EXERCISE BRIEF
Starting at the first line of the listing below, retype each line up to and including the one that contains "5.5, 5.75, 6.0]". Leave pictures out.

##### RECORDS PROVIDED #####

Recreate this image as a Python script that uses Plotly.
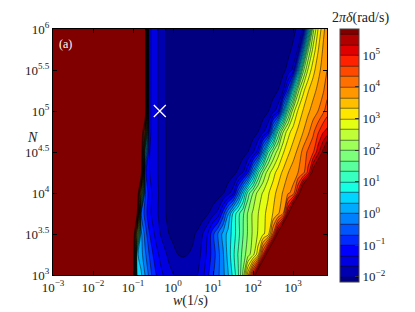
import numpy as np
import plotly.graph_objects as go

# ---- data: log10 coordinates ----
log_w = [-3.0, -2.0, -1.1, -1.0, -0.9, -0.8, -0.7, -0.6, -0.5, -0.4, -0.3, -0.2, -0.1, 0.0,
         0.125, 0.25, 0.375, 0.5, 0.625, 0.75, 0.875, 1.0, 1.125, 1.25, 1.375, 1.5, 1.625,
         1.75, 1.875, 2.0, 2.125, 2.25, 2.375, 2.5, 2.625, 2.75, 2.875, 3.0, 3.125, 3.25,
         3.375, 3.5, 3.625, 3.75, 3.85]
log_N = [3.0, 3.25, 3.5, 3.75, 4.0, 4.25, 4.5, 4.75, 5.0, 5.25, 5.5, 5.75, 6.0]

# log10(2*pi*delta) along each row of constant N (45 values per row)
z_N3_00 = [7, 7, 7, 7, 0.6, 0.4, 0.0, -0.4, -0.8, -1.05, -1.25, -1.4, -1.55, -1.65,
           -1.75, -1.8, -1.8, -1.78, -1.65, -1.4, -1.05, -0.7, -0.4, -0.1, 0.3, 0.75, 1.25,
           2.07, 3.57, 5.07, 6.57, 8.07, 9.57, 10, 10, 10, 10, 10, 10, 10, 10, 10, 10, 10, 10]
z_N3_25 = [7, 7, 7, 7, 0.4, 0.15, -0.25, -0.65, -1.0, -1.25, -1.45, -1.6, -1.75, -1.88,
           -2.0, -2.03, -2.0, -1.93, -1.78, -1.55, -1.2, -0.85, -0.45, -0.05, 0.45, 0.9, 1.35,
           1.8, 2.2, 2.55, 3.21, 4.71, 6.21, 7.71, 9.21, 10, 10, 10, 10, 10, 10, 10, 10, 10, 10]
z_N3_50 = [7, 7, 7, 7, 3.0, 0.1, -0.45, -0.95, -1.25, -1.5, -1.7, -1.85, -2.0, -2.1,
           -2.2, -2.25, -2.2, -2.07, -1.9, -1.65, -1.3, -0.75, -0.3, 0.1, 0.45, 0.8, 1.2,
           1.65, 2.05, 2.4, 2.7, 2.95, 3.15, 4.35, 5.85, 7.35, 8.85, 10, 10, 10, 10, 10, 10, 10, 10]
z_N3_75 = [7, 7, 7, 7, 6.0, -0.3, -0.8, -1.2, -1.45, -1.62, -1.78, -1.97, -2.1, -2.2,
           -2.3, -2.35, -2.38, -2.38, -2.33, -2.18, -2.03, -1.77, -1.55, -0.85, -0.05, 0.7, 1.2,
           1.6, 2.05, 2.4, 2.65, 2.9, 3.1, 3.35, 3.6, 3.99, 5.49, 6.99, 8.49, 10, 10, 10, 10, 10, 10]
z_N4_00 = [7, 7, 7, 7, 7, 3.0, -0.6, -1.15, -1.42, -1.6, -1.77, -1.97, -2.1, -2.2,
           -2.3, -2.38, -2.42, -2.45, -2.45, -2.42, -2.38, -2.32, -2.19, -2.04, -1.78, -1.5, -0.5,
           0.5, 1.5, 2.0, 2.45, 2.7, 2.95, 3.2, 3.45, 3.7, 3.95, 4.1, 5.13, 6.63, 8.13, 9.63,
           10, 10, 10]
z_N4_25 = [7, 7, 7, 7, 7, 6.5, -0.9, -1.3, -1.5, -1.63, -1.78, -1.97, -2.1, -2.2,
           -2.32, -2.4, -2.45, -2.48, -2.5, -2.5, -2.48, -2.45, -2.4, -2.33, -2.24, -2.12, -1.94,
           -1.66, -1.0, 0.12, 1.25, 2.0, 2.5, 2.85, 3.15, 3.4, 3.65, 3.85, 4.0, 4.2, 4.77, 5.9,
           6.45, 8, 9]
z_N4_50 = [7, 7, 7, 7, 7, 7, 1.0, -1.3, -1.5, -1.63, -1.78, -1.97, -2.1, -2.2,
           -2.32, -2.4, -2.45, -2.48, -2.5, -2.52, -2.52, -2.52, -2.5, -2.48, -2.44, -2.38, -2.3,
           -2.15, -2.0, -1.72, -1.2, 0.05, 1.3, 2.0, 2.5, 2.95, 3.25, 3.5, 3.75, 4.1, 4.4, 4.6,
           5.2, 5.75, 6.3]
z_N4_75 = [7, 7, 7, 7, 7, 7, 4.0, -1.2, -1.48, -1.63, -1.78, -1.97, -2.1, -2.2,
           -2.32, -2.4, -2.45, -2.48, -2.5, -2.52, -2.53, -2.53, -2.53, -2.52, -2.5, -2.47, -2.42,
           -2.36, -2.28, -2.17, -2.02, -1.76, -1.39, -0.01, 1.36, 2.3, 2.85, 3.15, 3.4, 3.65, 3.9,
           4.25, 4.6, 4.95, 5.1]
z_N5_00 = [7, 7, 7, 7, 7, 7, 7, -1.2, -1.48, -1.63, -1.8, -1.98, -2.12, -2.22,
           -2.32, -2.4, -2.45, -2.48, -2.5, -2.52, -2.53, -2.54, -2.54, -2.54, -2.53, -2.52, -2.5,
           -2.46, -2.41, -2.35, -2.27, -2.17, -2.04, -1.78, -1.5, 0.0, 1.5, 2.5, 3.05, 3.35, 3.6,
           3.8, 4.0, 4.25, 4.5]
z_N5_25 = [7, 7, 7, 7, 7, 7, 7, -1.2, -1.48, -1.63, -1.8, -1.98, -2.12, -2.22,
           -2.32, -2.4, -2.45, -2.48, -2.5, -2.52, -2.53, -2.54, -2.55, -2.55, -2.55, -2.54, -2.53,
           -2.51, -2.48, -2.45, -2.4, -2.34, -2.26, -2.15, -2.0, -1.7, -0.79, 0.84, 2.2, 2.9, 3.3,
           3.55, 3.75, 3.95, 4.2]
z_N5_50 = [7, 7, 7, 7, 7, 7, 7, -1.2, -1.48, -1.63, -1.8, -1.98, -2.12, -2.22,
           -2.32, -2.4, -2.45, -2.48, -2.5, -2.52, -2.53, -2.54, -2.55, -2.55, -2.55, -2.55, -2.55,
           -2.54, -2.52, -2.5, -2.47, -2.43, -2.37, -2.3, -2.22, -2.1, -1.89, -1.6, 0.11, 1.86,
           2.7, 3.2, 3.55, 3.8, 4.0]
z_N5_75 = [7, 7, 7, 7, 7, 7, 7, -1.2, -1.48, -1.63, -1.8, -1.98, -2.12, -2.22,
           -2.32, -2.4, -2.45, -2.48, -2.5, -2.52, -2.53, -2.54, -2.55, -2.55, -2.55, -2.55, -2.55,
           -2.55, -2.54, -2.53, -2.51, -2.48, -2.44, -2.39, -2.32, -2.24, -2.11, -1.93, -1.65,
           0.0, 1.9, 2.75, 3.3, 3.7, 3.95]
z_N6_00 = [7, 7, 7, 7, 7, 7, 7, -1.2, -1.48, -1.63, -1.8, -1.98, -2.12, -2.22,
           -2.32, -2.4, -2.45, -2.48, -2.5, -2.52, -2.53, -2.54, -2.55, -2.55, -2.55, -2.55, -2.55,
           -2.55, -2.55, -2.54, -2.53, -2.51, -2.48, -2.45, -2.4, -2.33, -2.25, -2.11, -1.92,
           -1.64, 0.18, 2.18, 3.0, 3.55, 3.85]

log_delta = [z_N3_00, z_N3_25, z_N3_50, z_N3_75, z_N4_00, z_N4_25, z_N4_50,
             z_N4_75, z_N5_00, z_N5_25, z_N5_50, z_N5_75, z_N6_00]

x_ticks = [-3, -2, -1, 0, 1, 2, 3]
x_labels = ['10<sup>−3</sup>', '10<sup>−2</sup>', '10<sup>−1</sup>', '10<sup>0</sup>',
            '10<sup>1</sup>', '10<sup>2</sup>', '10<sup>3</sup>']
y_ticks = [3, 3.5, 4, 4.5, 5, 5.5, 6]
y_labels = ['10<sup>3</sup>', '10<sup>3.5</sup>', '10<sup>4</sup>', '10<sup>4.5</sup>',
            '10<sup>5</sup>', '10<sup>5.5</sup>', '10<sup>6</sup>']
cb_ticks = [-2, -1, 0, 1, 2, 3, 4, 5]
cb_labels = ['10<sup>−2</sup>', '10<sup>−1</sup>', '10<sup>0</sup>', '10<sup>1</sup>',
             '10<sup>2</sup>', '10<sup>3</sup>', '10<sup>4</sup>', '10<sup>5</sup>']

marker_log_w = [-0.33]
marker_log_N = [5.0]

# ---- matplotlib "jet" colormap ----
bp = [0, 0.11, 0.125, 0.34, 0.35, 0.375, 0.64, 0.65, 0.66, 0.89, 0.91, 1.0]
def jet(t):
    r = np.interp(t, [0, 0.35, 0.66, 0.89, 1], [0, 0, 1, 1, 0.5])
    g = np.interp(t, [0, 0.125, 0.375, 0.64, 0.91, 1], [0, 0, 1, 1, 0, 0])
    b = np.interp(t, [0, 0.11, 0.34, 0.65, 1], [0.5, 1, 1, 0, 0])
    return 'rgb(%d,%d,%d)' % (round(r * 255), round(g * 255), round(b * 255))
jet_scale = [[t, jet(t)] for t in bp]

FONT = 'Liberation Serif'
TXT = '#222'

fig = go.Figure()
fig.add_trace(go.Contour(
    x=log_w, y=log_N, z=log_delta,
    colorscale=jet_scale,
    autocontour=False,
    contours=dict(start=-2.0, end=5.67, size=1/3, coloring='fill', showlines=True),
    line=dict(color='black', width=0.5, smoothing=0.8),
    hoverinfo='skip',
    colorbar=dict(
        x=(340 - 53) / 274, xanchor='left', xref='paper',
        y=1.0, yanchor='top', yref='paper',
        len=253, lenmode='pixels', thickness=19, thicknessmode='pixels',
        outlinewidth=1, outlinecolor='#444',
        tickvals=cb_ticks, ticktext=cb_labels,
        ticks='inside', ticklen=4, tickcolor='#333',
        tickfont=dict(family=FONT, size=13, color=TXT),
        xpad=0, ypad=0,
    ),
))
fig.add_trace(go.Scatter(
    x=marker_log_w, y=marker_log_N, mode='markers',
    marker=dict(symbol='x-thin', size=12, line=dict(color='white', width=1.3)),
    hoverinfo='skip', showlegend=False,
))

axis_common = dict(showline=True, linecolor='black', linewidth=1, mirror='ticks',
                   ticks='inside', ticklen=4, tickcolor='black', showgrid=False,
                   zeroline=False, tickfont=dict(family=FONT, size=13, color=TXT))
fig.update_xaxes(range=[-3, 3.85], tickvals=x_ticks, ticktext=x_labels, **axis_common)
fig.update_yaxes(range=[3, 6], tickvals=y_ticks, ticktext=y_labels, **axis_common)

# the page body adds an 8px margin, so the figure is 8px smaller on each axis
fig.update_layout(
    width=407, height=304,
    margin=dict(l=45, r=88, t=15, b=37),
    paper_bgcolor='white', plot_bgcolor='white',
    showlegend=False,
    font=dict(family=FONT, color=TXT),
    annotations=[
        dict(text='<i>w</i>(1/<i>s</i>)', xref='paper', yref='paper', x=0.5, y=-0.107,
             xanchor='center', yanchor='middle', showarrow=False,
             font=dict(family=FONT, size=14, color=TXT)),
        dict(text='<i>N</i>', xref='paper', yref='paper', x=-0.047, y=0.56,
             xanchor='right', yanchor='middle', showarrow=False,
             font=dict(family=FONT, size=14, color=TXT)),
        dict(text='2<i>πδ</i>(rad/s)', xref='paper', yref='paper', x=(360 - 53) / 274, y=1.0,
             xanchor='center', yanchor='bottom', yshift=1, showarrow=False,
             font=dict(family=FONT, size=14, color=TXT)),
        dict(text='(a)', xref='paper', yref='paper', x=0.016, y=0.975,
             xanchor='left', yanchor='top', showarrow=False,
             font=dict(family=FONT, size=12, color='white')),
    ],
)

fig.write_html('out.html')
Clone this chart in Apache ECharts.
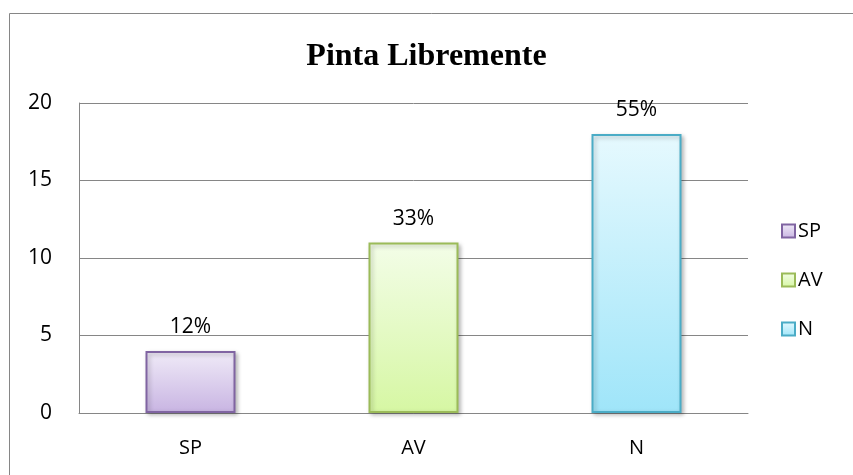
<!DOCTYPE html>
<html>
<head>
<meta charset="utf-8">
<script src="https://cdn.jsdelivr.net/npm/echarts@6/dist/echarts.min.js"></script>
<style>
  html, body { margin: 0; padding: 0; background: #fff; }
  #chart { width: 853px; height: 475px; }
</style>
</head>
<body>
<div id="chart"></div>
<script>
// datos del grafico
const categories = ['SP', 'AV', 'N']
const values = [4, 11, 18]
const pctLabels = ['12%', '33%', '55%']
const yTicks = [0, 5, 10, 15, 20]

// colores: borde, degradado arriba, degradado abajo
const borderColors = ['#8064A2', '#9BBB59', '#4BACC6']
const topColors = ['#F0EBF8', '#F3FDE8', '#E6F9FE']
const bottomColors = ['#C8B4E2', '#D6F7A3', '#9FE5F9']

const chart = echarts.init(document.getElementById('chart'))
const font = 'Open Sans'

const fillFor = (i) => new echarts.graphic.LinearGradient(0, 0, 0, 1, [
  { offset: 0, color: topColors[i] },
  { offset: 1, color: bottomColors[i] }
])

const series = categories.map((name, i) => ({
  name: name,
  type: 'bar',
  stack: 'total',
  barWidth: 90,
  data: categories.map((c, j) => (j === i ? values[i] : '-')),
  itemStyle: {
    color: fillFor(i),
    borderColor: borderColors[i],
    borderWidth: 2,
    shadowColor: 'rgba(0,0,0,0.25)',
    shadowBlur: 4,
    shadowOffsetX: 2,
    shadowOffsetY: 2
  },
  label: {
    show: true,
    position: 'top',
    distance: 13,
    formatter: () => pctLabels[i],
    color: '#000',
    fontFamily: font,
    fontSize: 21
  }
}))

const option = {
  animation: false,
  graphic: [{
    type: 'rect',
    shape: { x: 9.5, y: 13.5, width: 900, height: 500 },
    style: { fill: 'none', stroke: '#868686', lineWidth: 1 },
    silent: true
  }],
  title: {
    text: 'Pinta Libremente',
    left: 'center',
    top: 36,
    textStyle: {
      fontFamily: 'Liberation Serif',
      fontWeight: 'bold',
      fontSize: 32,
      color: '#000'
    }
  },
  legend: {
    orient: 'vertical',
    left: 776,
    top: 216,
    itemWidth: 13,
    itemHeight: 13,
    itemGap: 29,
    textStyle: { fontFamily: font, fontSize: 20, color: '#000', padding: [0, 0, 0, -2] },
    data: categories.map((name, i) => ({
      name: name,
      icon: 'rect',
      itemStyle: { color: fillFor(i), borderColor: borderColors[i], borderWidth: 2 }
    }))
  },
  grid: { left: 79, right: 105, top: 103, bottom: 62 },
  xAxis: {
    type: 'category',
    data: categories,
    axisLine: { show: true, lineStyle: { color: '#868686', width: 1 } },
    axisTick: { show: false },
    axisLabel: { color: '#000', fontFamily: font, fontSize: 20, margin: 25 }
  },
  yAxis: {
    type: 'value',
    min: yTicks[0],
    max: yTicks[yTicks.length - 1],
    interval: yTicks[1] - yTicks[0],
    axisLine: { show: true, lineStyle: { color: '#868686', width: 1 } },
    axisTick: { show: false },
    splitLine: { show: true, lineStyle: { color: '#868686', width: 1 } },
    axisLabel: { color: '#000', fontFamily: font, fontSize: 21, margin: 27 }
  },
  series: series
}

chart.setOption(option)
</script>
</body>
</html>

#####

SOLVED EXERCISE
Recreate this image as a Python script that uses Plotly.
import numpy as np
import plotly.graph_objects as go

# ---- data: log10 coordinates ----
log_w = [-3.0, -2.0, -1.1, -1.0, -0.9, -0.8, -0.7, -0.6, -0.5, -0.4, -0.3, -0.2, -0.1, 0.0,
         0.125, 0.25, 0.375, 0.5, 0.625, 0.75, 0.875, 1.0, 1.125, 1.25, 1.375, 1.5, 1.625,
         1.75, 1.875, 2.0, 2.125, 2.25, 2.375, 2.5, 2.625, 2.75, 2.875, 3.0, 3.125, 3.25,
         3.375, 3.5, 3.625, 3.75, 3.85]
log_N = [3.0, 3.25, 3.5, 3.75, 4.0, 4.25, 4.5, 4.75, 5.0, 5.25, 5.5, 5.75, 6.0]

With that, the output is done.